Objective 1. Evaluate residual feed intake (RFI), or other measures of nutrient use efficiency, as a measurement and selectable trait for feed efficiency in dairy heifers and lactating dairy cattle and identify and characterize genetic and physiological factors contributing to its variation. Determine the relationship between measures of nutrient use efficiency in dairy heifers and subsequent nutrient use efficiency as lactating cows; including the evaluation of selection for improved nutrient use efficiency during heifer development on reproduction, lactation performance, stayability, health and milk traits in the lactating cow for potential development of estimated breeding values.
Sub-objective 1.A. Expand our existing dairy efficiency database for characterizing RFI and factors contributing to its variation.
Sub-objective 1.B. Characterize the relationship between RFI during growth in dairy heifers and subsequent RFI during lactation.
Sub-objective 1.C. Examine genetic variation in high- and low-RFI dairy cattle to identify putative physiological pathways contributing to its variation among cows.
Objective 2. Determine the relationships between ruminal microbial communities, animal genotype, and/or methane production with feed/nutrient use efficiency and/or lactation performance in response to varying nutritional regimens in beef or dairy cattle.
Objective 3. Estimate intestinal growth response to post-ruminal delivery of nutrients; and effects of diet composition, intake level, passage rate, and related factors in individual dairy cows to determine regulation and impacts on overall animal energetic efficiency.
Sub-objective 3.A. Evaluate the intestinal and ruminal epithelial tissue responses to short-term (14-d) luminal infusions of partially hydrolyzed starch introduced ruminally or post ruminally.
Sub-objective 3.B. Assess differences in the relative contribution of visceral organs to total body composition in cows exhibiting divergent efficiencies for milk production as determined by RFI.
To identify and characterize factors affecting nutrient use efficiency in dairy cattle, an existing dairy efficiency database will be expanded for characterizing RFI and factors contributing to its variation.
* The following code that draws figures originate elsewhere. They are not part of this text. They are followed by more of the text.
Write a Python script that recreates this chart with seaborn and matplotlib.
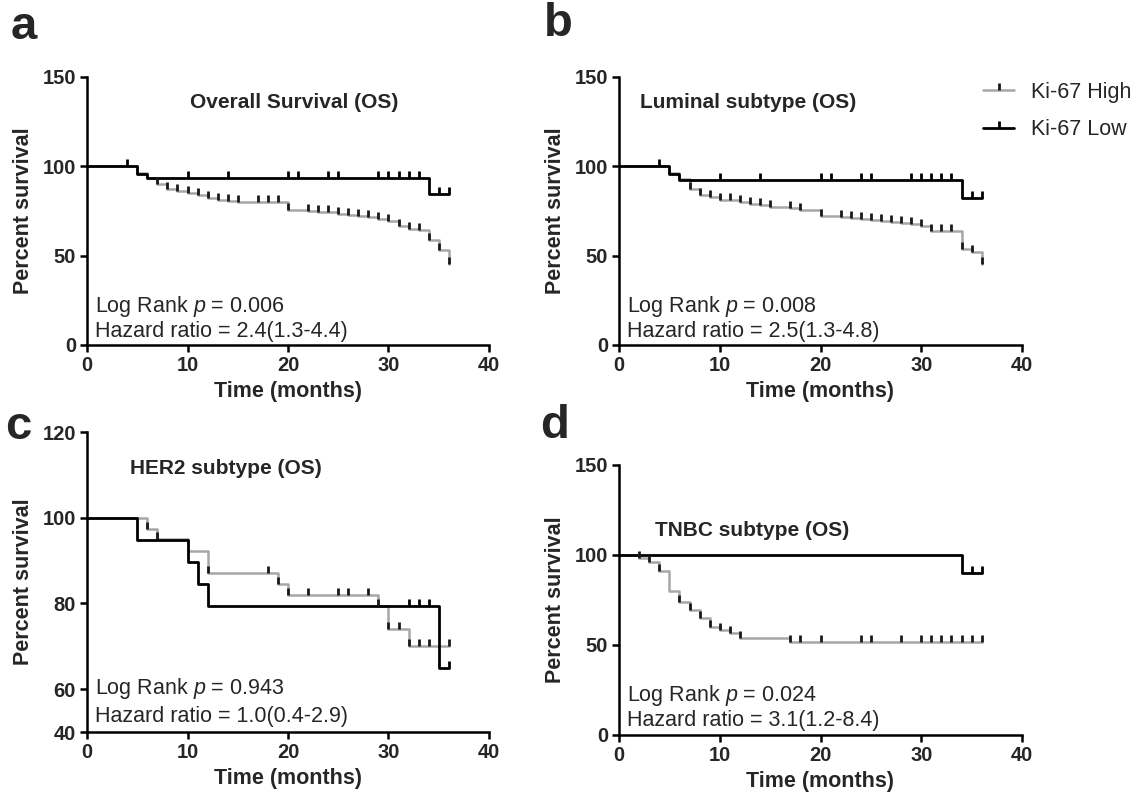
import matplotlib
matplotlib.use('Agg')
import matplotlib.pyplot as plt
import seaborn as sns
import pandas as pd
import numpy as np
from matplotlib.path import Path
from matplotlib.lines import Line2D

# ---------------- data ----------------
# Panel a: Overall Survival
a_high_t = [0, 5, 6, 7, 8, 9, 10, 11, 12, 13, 14, 15, 20, 22, 23, 24, 25, 26, 27, 28, 29, 30, 31, 32, 33, 34, 35, 36]
a_high_s = [100, 96.5, 93.5, 90.2, 87.4, 86.1, 85.0, 83.7, 82.4, 81.4, 80.5, 79.9, 75.7, 75.2, 74.7, 74.2, 73.6,
            73.0, 72.4, 71.6, 70.5, 69.3, 66.4, 65.0, 64.1, 58.6, 53.4, 45.6]
a_high_c = [7, 8, 9, 10, 11, 12, 13, 14, 15, 17, 18, 19, 20, 22, 23, 24, 25, 26, 27, 28, 29, 30, 31, 32, 33, 34, 35, 36]
a_low_t = [0, 5, 6, 34, 36]
a_low_s = [100, 95.8, 93.5, 84.6, 84.6]
a_low_c = [4, 10, 14, 20, 21, 24, 25, 29, 30, 31, 32, 33, 35, 36]

# Panel b: Luminal subtype
b_high_t = [0, 5, 6, 7, 8, 9, 10, 11, 12, 13, 14, 15, 17, 18, 20, 22, 23, 24, 25, 26, 27, 28, 29, 30, 31, 34, 35, 36]
b_high_s = [100, 96.5, 93.0, 87.4, 84.0, 82.7, 81.4, 80.9, 79.9, 79.0, 78.1, 77.1, 76.4, 75.7, 72.1, 71.7, 71.3,
            70.6, 70.0, 69.4, 68.9, 68.4, 67.8, 66.4, 63.6, 53.9, 52.0, 45.6]
b_high_c = [7, 8, 9, 10, 11, 12, 13, 14, 15, 17, 18, 20, 22, 23, 24, 25, 26, 27, 28, 29, 30, 31, 32, 33, 34, 35, 36]
b_low_t = [0, 5, 6, 34, 36]
b_low_s = [100, 95.8, 92.6, 82.2, 82.2]
b_low_c = [4, 10, 14, 20, 21, 24, 25, 29, 30, 31, 32, 33, 35, 36]

# Panel c: HER2 subtype
c_high_t = [0, 6, 7, 10, 12, 19, 20, 29, 30, 32, 36]
c_high_s = [100, 97.4, 95.0, 92.2, 87.1, 84.5, 82.0, 79.3, 74.1, 70.0, 70.0]
c_high_c = [6, 7, 12, 18, 19, 20, 22, 25, 26, 28, 29, 30, 31, 32, 33, 34, 36]
c_low_t = [0, 5, 10, 11, 12, 35, 36]
c_low_s = [100, 94.8, 89.7, 84.5, 79.5, 65.0, 65.0]
c_low_c = [32, 33, 34, 36]

# Panel d: TNBC subtype
d_high_t = [0, 2, 3, 4, 5, 6, 7, 8, 9, 10, 11, 12, 17, 36]
d_high_s = [100, 98.1, 96.3, 91.3, 80.0, 74.1, 69.4, 64.8, 60.2, 58.3, 56.5, 53.7, 51.5, 51.5]
d_high_c = [2, 3, 4, 6, 7, 8, 9, 10, 11, 12, 17, 18, 20, 24, 25, 28, 30, 31, 32, 33, 34, 35, 36]
d_low_t = [0, 34, 36]
d_low_s = [100, 89.8, 89.8]
d_low_c = [35, 36]

titles = ["Overall Survival (OS)", "Luminal subtype (OS)", "HER2 subtype (OS)", "TNBC subtype (OS)"]
logrank = ["0.006", "0.008", "0.943", "0.024"]
hazard = ["2.4(1.3-4.4)", "2.5(1.3-4.8)", "1.0(0.4-2.9)", "3.1(1.2-8.4)"]
letters = ["a", "b", "c", "d"]
series_labels = ["Ki-67 High", "Ki-67 Low"]
x_ticks = [0, 10, 20, 30, 40]
y_ticks_std = [0, 50, 100, 150]
y_ticks_c = [40, 60, 80, 100, 120]

# ---------------- style ----------------
sns.set_theme(style='ticks')
plt.rcParams['font.family'] = ['Liberation Sans', 'DejaVu Sans']
plt.rcParams['mathtext.fontset'] = 'custom'
plt.rcParams['mathtext.rm'] = 'Liberation Sans'
plt.rcParams['mathtext.it'] = 'Liberation Sans:italic'

GRAY = '#a6a6a6'
BLACK = '#000000'
TICKC = '#1a1a1a'
TICK = Path([(0, 0), (0, 1)])

W, H = 1137, 798
fig = plt.figure(figsize=(W / 100, H / 100), dpi=100)
fig.patch.set_facecolor('white')


def add_ax(l, r, t, b):
    return fig.add_axes([l / W, 1 - b / H, (r - l) / W, (b - t) / H])


def km(ax, t, s, cens, color, lw):
    df = pd.DataFrame({'t': t, 's': s})
    sns.lineplot(data=df, x='t', y='s', ax=ax, drawstyle='steps-post', color=color,
                 linewidth=lw, estimator=None, sort=False, legend=False)
    t_arr = np.asarray(t, dtype=float)
    cy = [s[np.searchsorted(t_arr, c, side='right') - 1] for c in cens]
    ax.plot(cens, cy, linestyle='none', marker=TICK, markersize=10, markeredgewidth=2,
            color=TICKC if color != BLACK else BLACK, zorder=4)


# HER2 panel: lowest axis segment (40-60) drawn at half length, as in the reference
def c_fwd(y):
    y = np.asarray(y, dtype=float)
    return np.where(y >= 60, y, 60 - (60 - y) / 2)


def c_inv(v):
    v = np.asarray(v, dtype=float)
    return np.where(v >= 60, v, 60 - (60 - v) * 2)


panels = [
    (add_ax(87, 489, 77, 345), (a_high_t, a_high_s, a_high_c), (a_low_t, a_low_s, a_low_c), (0, 150), y_ticks_std),
    (add_ax(619, 1022, 77, 345), (b_high_t, b_high_s, b_high_c), (b_low_t, b_low_s, b_low_c), (0, 150), y_ticks_std),
    (add_ax(87, 489, 432, 732), (c_high_t, c_high_s, c_high_c), (c_low_t, c_low_s, c_low_c), (40, 120), y_ticks_c),
    (add_ax(619, 1022, 465, 735), (d_high_t, d_high_s, d_high_c), (d_low_t, d_low_s, d_low_c), (0, 150), y_ticks_std),
]

for i, (ax, hi, lo, ylim, yt) in enumerate(panels):
    if i == 2:
        ax.set_yscale('function', functions=(c_fwd, c_inv))
    km(ax, *hi, GRAY, 1.8)
    km(ax, *lo, BLACK, 2.0)
    ax.set_xlim(0, 40)
    ax.set_ylim(*ylim)
    ax.set_xticks(x_ticks)
    ax.set_yticks(yt)
    ax.set_yticklabels([str(v) for v in yt])
    ax.minorticks_off()
    for sp in ['top', 'right']:
        ax.spines[sp].set_visible(False)
    for sp in ['left', 'bottom']:
        ax.spines[sp].set_linewidth(1.8)
        ax.spines[sp].set_color('black')
        ax.spines[sp].set_capstyle('projecting')
    ax.tick_params(direction='out', length=5, width=1.8, color='black', labelsize=14.5, pad=3)
    for lab in ax.get_xticklabels() + ax.get_yticklabels():
        lab.set_fontweight('bold')
    ax.set_xlabel('Time (months)', fontsize=15.5, fontweight='bold', labelpad=4)
    ax.set_ylabel('Percent survival', fontsize=15.5, fontweight='bold', labelpad=6)
    ax.set_facecolor('white')
    ax.text(0.02, 0.145, 'Log Rank $\\mathit{p}$ = ' + logrank[i], transform=ax.transAxes,
            fontsize=15.5, va='center', ha='left')
    ax.text(0.02, 0.052, 'Hazard ratio = ' + hazard[i], transform=ax.transAxes,
            fontsize=15.5, va='center', ha='left')

# titles
title_pos = [(190, 103), (640, 103), (130, 468), (655, 530)]
for (x, y), t in zip(title_pos, titles):
    fig.text(x / W, 1 - y / H, t, fontsize=15, fontweight='bold', ha='left', va='center')

# panel letters
letter_pos = [(11, 27), (544, 24), (5, 427), (540, 426)]
for (x, y), t in zip(letter_pos, letters):
    fig.text(x / W, 1 - y / H, t, fontsize=34, fontweight='bold', ha='left', va='center')

# legend
handles = [
    Line2D([0], [0], color=GRAY, lw=1.8, marker=TICK, markersize=10, markeredgewidth=2,
           markeredgecolor=TICKC),
    Line2D([0], [0], color=BLACK, lw=2.0, marker=TICK, markersize=10, markeredgewidth=2,
           markeredgecolor=BLACK),
]
fig.legend(handles, series_labels, loc='upper left', bbox_to_anchor=(983 / W, 1 - 82 / H),
           frameon=False, fontsize=15.5, handlelength=1.45, handletextpad=0.8,
           labelspacing=0.75, borderpad=0, borderaxespad=0)

fig.savefig('out.png', dpi=100, facecolor='white')
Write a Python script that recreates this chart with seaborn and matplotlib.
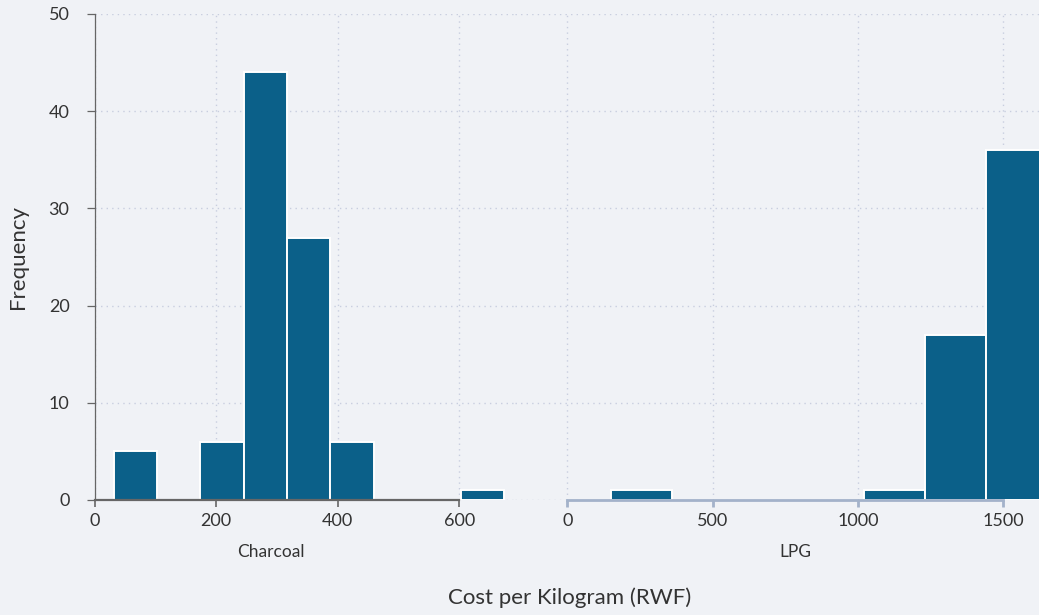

In addition, the relationship between RFI during growth in dairy heifers and subsequent RFI during lactation will be characterized, and genetic variation including genome-wide single nucleotide polymorphisms and gene copy number variations in high- and low-RFI dairy cattle will be examined. The contributing role of visceral organs and total body composition to differences among cows in efficiency (RFI) for milk production also will be examined in a slaughter study. Changes in rumen microbial populations in response to feed additives designed to alter volatile fatty acid production in the rumen will be characterized using metagenomics approaches, and impacts on nutrient use efficiency will be examined. Using transcriptomics, the impact of site of nutrient delivery on intestinal and ruminal epithelial tissue growth and metabolism will be evaluated, as well as histone modification and gene expression in rumen epithelium of dry dairy cows in response to elevated rumen butyrate concentrations. Finally, the effectiveness of a therapeutic peptide to improve nutrient absorption in the gut of pre-weaned dairy calves will be assessed.